According to the complaint, the indictment and statements made in open court, including at the sentencing proceeding, Wells, through his investment firm Promitor Capital, engaged in a fraudulent scheme to obtain investments by falsely representing that he had achieved consistently positive trading returns in the U.S. equity markets, including through the successful use of options to hedge risk.

In actuality, between 2009 and his arrest, Wells realized trading losses totaling in excess of $500,000.

As a result of the misrepresentations, Wells obtained more than $1.5 million in investments from more than 30 investors, many of whom were friends, colleagues or family members, Bharara said.

Of the money he did not lose in securities trading, Wells routinely converted investor funds to his own use in the form of cash withdrawals and to pay personal expenses, including more than $500,000 for credit card bills, payments for Wells’ automobile, private school tuition and other expenditures, Bharara said.

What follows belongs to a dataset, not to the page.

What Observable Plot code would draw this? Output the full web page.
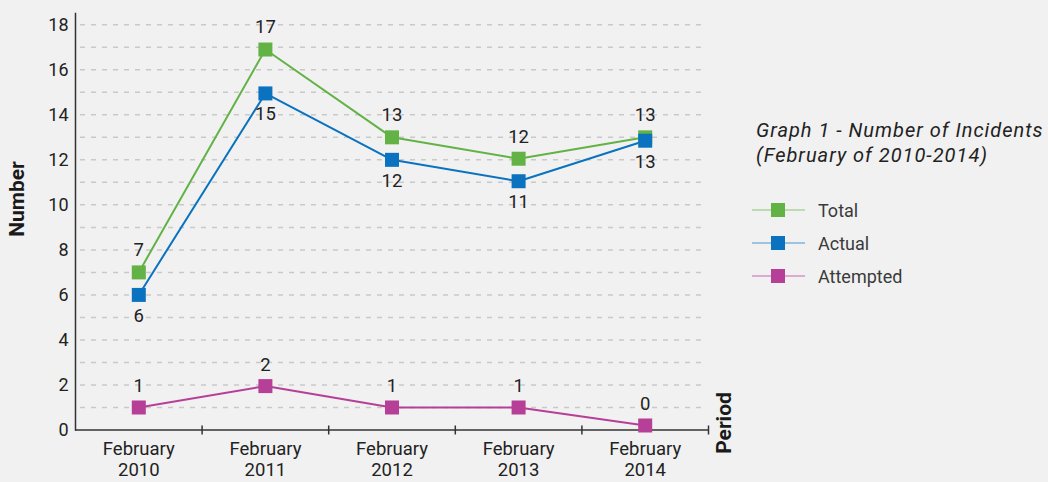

In addition to the 46-month prison sentence, Wells, formerly of Manhattan and New Jersey, now living in Valley Cottage, was sentenced to three years of supervised release.

The court further ordered Wells to forfeit the proceeds of the scheme, and to pay restitution in an amount to be determined.

Bharara praised the work of the FBI, and thanked the U.S. Securities and Exchange Commission for their assistance with the investigation.